The goal of this project is to use reinforcement learning to build pixel-based agents that successfully zero-shot transfer from a simulated environment to reality, which is challenging due to variations and mismatches in transition dynamics, sensor readings, and environment conditions. The dominant current techniques for handling this mismatch consists of hand-designed domain randomization techniques, in which an engineer picks some set of features that the agent should be robust against e.g. colors of segmentation masks, distractor objects, etc and uniformly varies those features during training. This requires human intuition and code to modify the simulator. We propose a code-free, risk sensitive variant of this procedure in which we select our randomizations in a latent space, allowing us to automatically select the riskiest randomizations. By training against these adversaries in a zero-sum game, we can construct RL agents that are robust to visual and semantic variations.
Fig 1. Randomized color segment masks (Tobin et. al. 2017)
Domain randomization, in which features that the agent should be robust to are randomly varied, is one of the most important existing techniques for generalization from simulator to reality. As an example, Fig. 1 shows randomized color segments and object colors in an object picking task. By varying the color, the agent learns that it cannot rely on the color and develops a policy that is invariant to color. However, to make this technique work a researcher needed to identify that color invariance was important and design code that could be used to vary the color of mask segmentations and objects.

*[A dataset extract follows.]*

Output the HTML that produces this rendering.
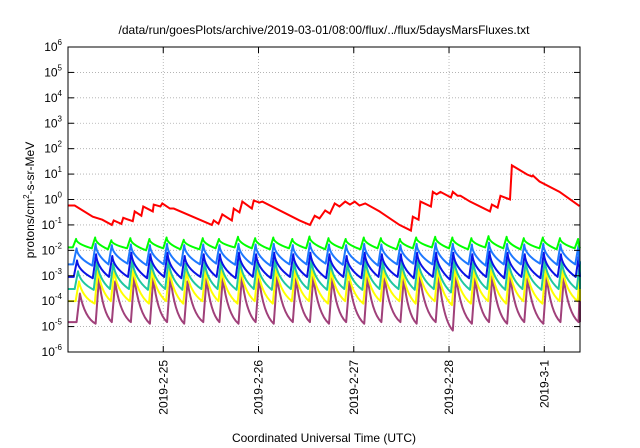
<!DOCTYPE html>
<html><head><meta charset="utf-8"><style>
html,body{margin:0;padding:0;background:#fff;}
svg{display:block;font-family:"Liberation Sans",sans-serif;}
</style></head><body>
<svg id="chart" width="640" height="448" viewBox="0 0 640 448" xmlns="http://www.w3.org/2000/svg">
<rect width="640" height="448" fill="#fff"/>
<text x="324" y="34" font-size="12" text-anchor="middle">/data/run/goesPlots/archive/2019-03-01/08:00/flux/../flux/5daysMarsFluxes.txt</text>
<text x="324" y="442" font-size="12" text-anchor="middle">Coordinated Universal Time (UTC)</text>
<text transform="translate(34,200) rotate(-90)" font-size="12" text-anchor="middle">protons/cm<tspan font-size="8" dy="-5">2</tspan><tspan dy="5">-s-sr-MeV</tspan></text>
<g id="grid"></g><g id="series"></g><g id="axes"></g>
</svg>
<script>
const xTickLabels=["2019-2-25","2019-2-26","2019-2-27","2019-2-28","2019-3-1"];
const xTickDays=[1,2,3,4,5];
const yTickExps=[-6,-5,-4,-3,-2,-1,0,1,2,3,4,5,6];
const redDays=[0,0.07,0.26,0.36,0.46,0.48,0.56,0.58,0.68,0.70,0.77,0.79,0.89,0.90,0.97,0.99,1.07,1.11,1.51,1.53,1.58,1.62,1.72,1.74,1.80,1.83,1.93,1.95,2.01,2.04,2.43,2.54,2.59,2.64,2.70,2.75,2.80,2.85,2.91,2.96,3.01,3.06,3.12,3.27,3.48,3.60,3.62,3.68,3.70,3.81,3.83,3.87,3.91,4.02,4.04,4.09,4.12,4.22,4.43,4.45,4.51,4.54,4.64,4.66,4.82,4.87,4.88,4.95,5.16,5.37];
const redVals=[0.58,0.58,0.21,0.16,0.10,0.15,0.11,0.19,0.14,0.34,0.23,0.53,0.34,0.63,0.53,0.70,0.44,0.44,0.10,0.15,0.11,0.26,0.15,0.44,0.31,0.83,0.44,0.91,0.76,0.83,0.15,0.10,0.23,0.18,0.37,0.28,0.70,0.53,0.83,0.63,0.83,0.58,0.70,0.34,0.10,0.06,0.21,0.16,0.83,0.53,2.0,1.6,2.0,1.2,2.0,1.4,1.4,0.83,0.34,0.63,0.48,1.4,1.0,22,9.6,8.1,8.8,5.1,2.0,0.55];
const peakDays=[0.05,0.25,0.42,0.62,0.82,1.0,1.18,1.38,1.55,1.75,1.93,2.12,2.32,2.50,2.70,2.88,3.07,3.25,3.45,3.62,3.82,4.0,4.2,4.38,4.57,4.75,4.95,5.13,5.32];
const greenPeak=[0.028,0.032,0.025,0.030,0.028,0.032,0.026,0.030,0.028,0.034,0.030,0.032,0.028,0.035,0.030,0.028,0.032,0.030,0.028,0.032,0.034,0.032,0.030,0.036,0.034,0.030,0.032,0.030,0.028];
const greenLow=[0.013,0.012,0.011,0.012,0.010,0.012,0.011,0.011,0.012,0.013,0.012,0.011,0.012,0.012,0.011,0.012,0.011,0.012,0.011,0.012,0.013,0.012,0.011,0.013,0.012,0.011,0.012,0.011,0.012];
const lblPeak=[0.012,0.018,0.016,0.017,0.016,0.018,0.016,0.017,0.016,0.018,0.017,0.018,0.016,0.019,0.017,0.016,0.018,0.017,0.016,0.018,0.019,0.018,0.017,0.020,0.018,0.017,0.018,0.017,0.016];
const lblLow=[0.0028,0.0025,0.0028,0.003,0.0026,0.0028,0.0025,0.0028,0.003,0.0027,0.0028,0.0025,0.0028,0.0028,0.003,0.0027,0.0028,0.0025,0.0028,0.003,0.0028,0.0026,0.0028,0.0025,0.0028,0.0028,0.003,0.0027,0.0028];
const bluePeak=[0.004,0.007,0.006,0.008,0.007,0.008,0.006,0.007,0.007,0.008,0.007,0.008,0.007,0.008,0.007,0.006,0.008,0.007,0.007,0.008,0.008,0.008,0.007,0.009,0.008,0.007,0.008,0.007,0.007];
const blueLow=[0.0009,0.0008,0.0009,0.0009,0.0008,0.0009,0.0008,0.0009,0.0009,0.0008,0.0009,0.0008,0.0009,0.0009,0.0008,0.0009,0.0008,0.0009,0.0009,0.0008,0.0009,0.0007,0.0008,0.0009,0.0008,0.0009,0.0008,0.0009,0.0009];
const tealPeak=[0.0015,0.0035,0.003,0.004,0.0035,0.004,0.003,0.0035,0.0035,0.004,0.0035,0.004,0.0035,0.004,0.0035,0.003,0.004,0.0035,0.0035,0.004,0.004,0.004,0.0035,0.0045,0.004,0.0035,0.004,0.0035,0.0035];
const tealLow=[0.0003,0.00028,0.0003,0.0003,0.00028,0.0003,0.00028,0.0003,0.0003,0.00028,0.0003,0.00028,0.0003,0.0003,0.00028,0.0003,0.00028,0.0003,0.0003,0.00028,0.0003,0.00022,0.00028,0.0003,0.00028,0.0003,0.00028,0.0003,0.0003];
const yelPeak=[0.0006,0.0018,0.0015,0.002,0.0018,0.002,0.0015,0.0018,0.0018,0.002,0.0018,0.002,0.0018,0.002,0.0018,0.0015,0.002,0.0018,0.0018,0.002,0.002,0.002,0.0018,0.0022,0.002,0.0018,0.002,0.0018,0.0018];
const yelLow=[0.0001,0.00008,0.0001,0.0001,0.00008,0.0001,0.00008,0.0001,0.0001,0.00008,0.0001,0.00008,0.0001,0.0001,0.00008,0.0001,0.00008,0.0001,0.0001,0.00008,0.0001,0.00007,0.00008,0.0001,0.00008,0.0001,0.00008,0.0001,0.0001];
const purPeak=[0.0002,0.0008,0.0006,0.0009,0.0008,0.0009,0.0006,0.0008,0.0008,0.0009,0.0008,0.0009,0.0008,0.0009,0.0008,0.0006,0.0009,0.0008,0.0008,0.0009,0.0009,0.0009,0.0008,0.001,0.0009,0.0008,0.0009,0.0008,0.0008];
const purLow=[0.000015,0.000013,0.000015,0.000015,0.000013,0.000015,0.000013,0.000015,0.000015,0.000013,0.000015,0.000013,0.000015,0.000015,0.000013,0.000015,0.000013,0.000015,0.000015,0.000013,0.000015,0.000007,0.000013,0.000015,0.000013,0.000015,0.000013,0.000015,0.000015];

const L=68,R=580,T=47,B=352,D0=0,D1=5.375,E0=-6,E1=6;
const xs=d=>L+(d-D0)/(D1-D0)*(R-L);
const ys=v=>B-(Math.log10(v)-E0)/(E1-E0)*(B-T);
const NS="http://www.w3.org/2000/svg";
function mk(tag,parent){const e=document.createElementNS(NS,tag);parent.appendChild(e);return e;}
const grid=document.getElementById('grid'),axes=document.getElementById('axes'),ser=document.getElementById('series');
yTickExps.forEach(e=>{
  const y=ys(Math.pow(10,e));
  if(e>E0&&e<E1){const g=mk('line',grid);
  
  
  g.setAttribute('x1',L);g.setAttribute('x2',R);g.setAttribute('y1',y);g.setAttribute('y2',y);g.setAttribute('stroke','#aaa');g.setAttribute('stroke-dasharray','1,2');g.setAttribute('stroke-width','0.8');}
  const t=mk('text',axes);
  
  
  t.setAttribute('x',L-6);t.setAttribute('y',y+4);t.setAttribute('font-size','12');t.setAttribute('text-anchor','end');
  t.innerHTML='10<tspan font-size="8" dy="-6">'+e+'</tspan>';
  [[L,L+6],[R-6,R]].forEach(p=>{const k=mk('line',axes);
  
  
  k.setAttribute('x1',p[0]);k.setAttribute('x2',p[1]);k.setAttribute('y1',y);k.setAttribute('y2',y);k.setAttribute('stroke','#000');});
});
xTickDays.forEach((d,i)=>{
  const x=xs(d);
  const g=mk('line',grid);
  
  
  g.setAttribute('x1',x);g.setAttribute('x2',x);g.setAttribute('y1',T);g.setAttribute('y2',B);g.setAttribute('stroke','#aaa');g.setAttribute('stroke-dasharray','1,2');g.setAttribute('stroke-width','0.8');
  [[B,B-6],[T,T+6]].forEach(p=>{const k=mk('line',axes);
  
  
  k.setAttribute('x1',x);k.setAttribute('x2',x);k.setAttribute('y1',p[0]);k.setAttribute('y2',p[1]);k.setAttribute('stroke','#000');});
  const t=mk('text',axes);
  
  
  t.setAttribute('transform','translate('+(x+4)+','+(B+8)+') rotate(-90)');
  t.setAttribute('font-size','12');t.setAttribute('text-anchor','end');
  t.textContent=xTickLabels[i];
});
const frame=mk('rect',axes);


frame.setAttribute('x',L);frame.setAttribute('y',T);frame.setAttribute('width',R-L);frame.setAttribute('height',B-T);frame.setAttribute('fill','none');frame.setAttribute('stroke','#000');

function saw(peaks,lows,color,name,lag,curve){
  const rise=0.035;
  let d='M'+xs(D0)+','+ys(lows[0]);
  for(let i=0;i<peakDays.length;i++){
    const t0=Math.min(peakDays[i]+lag,D1);
    const tp=Math.min(t0+rise,D1);
    const tn=i+1<peakDays.length?Math.min(peakDays[i+1]+lag,D1):D1;
    const lowNext=i+1<lows.length?lows[i+1]:lows[i];
    const xp=xs(tp),yp=ys(peaks[i]),xn=xs(tn),yn=ys(lowNext);
    d+=' L'+xs(t0)+','+ys(lows[i])+' L'+xp+','+yp;
    const cx=xp+(xn-xp)*curve, cy=yp+(yn-yp)*(0.5+curve);
    d+=' Q'+cx+','+Math.min(cy,yn)+' '+xn+','+yn;
  }
  const p=mk('path',ser);
  
  
  p.setAttribute('d',d);p.setAttribute('fill','none');p.setAttribute('stroke',color);p.setAttribute('stroke-width','2');p.setAttribute('stroke-linejoin','round');
}
saw(purPeak,purLow,'#a0407a','series-purple',0.04,0.3);
saw(yelPeak,yelLow,'#ffff00','series-yellow',0.03,0.2);
saw(tealPeak,tealLow,'#20c8a0','series-teal',0.02,0.12);
saw(bluePeak,blueLow,'#0a14e6','series-blue',0.01,0.05);
saw(lblPeak,lblLow,'#1e78ff','series-light-blue',0.005,0.02);
saw(greenPeak,greenLow,'#00ff00','series-green',0,0);
const rp=mk('polyline',ser);


rp.setAttribute('points',redDays.map((d,i)=>xs(d)+','+ys(redVals[i])).join(' '));
rp.setAttribute('fill','none');rp.setAttribute('stroke','#ff0000');rp.setAttribute('stroke-width','2');
</script>
</body></html>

Instead of attempting to randomize by hand-coded feature selection, we propose to learn the same invariances using the simulator. We will use an autoencoder-based dynamics model to compress the image into a series of factorized latents and then perform randomization on the latents instead of at the image level. For an appropriately constructed autoencoder, the latents can control both semantics of the scenario and the dynamics and can be occasionally used to create samples outside the training distributio. An appropriately constructed latent distribution would allow us to randomize features like color, number of objects in a scenario, and masses of objects. By rolling forwards the dynamics entirely in the latent space while applying perturbations to the latents, we can create a wide array of new training settings without having to write any new code.
Furthermore, our approach allows us to align domain randomizations with notions of robustness. Given the latent structure, we can perform search on the value function or learn an adversary, allowing us to quickly find the latent perturbations that actually degrade the performance of our RL agent. In contrast, standard domain randomization can require thousands of environments to even begin to generalize effectively, likely because most of the randomized environments are uninformative.
Our initial work has focused on understanding the latent structure of auto-encoders trained on procedurally generated environments such as Coinrun. These environments are essentially generated by domain randomization, allowing us to focus on the question of whether the latents can be appropriately perturbed to create randomizations when the training distribution has sufficient variety. As Fig. 2 demonstrates, this question has been answered in the affirmative; given sufficient variety in the training distribution we can generate color and scene variations. We can now proceed to investigate whether adversarial selection of these latents is sufficient to induce robustness or generalization to a test set of CoinRun environments.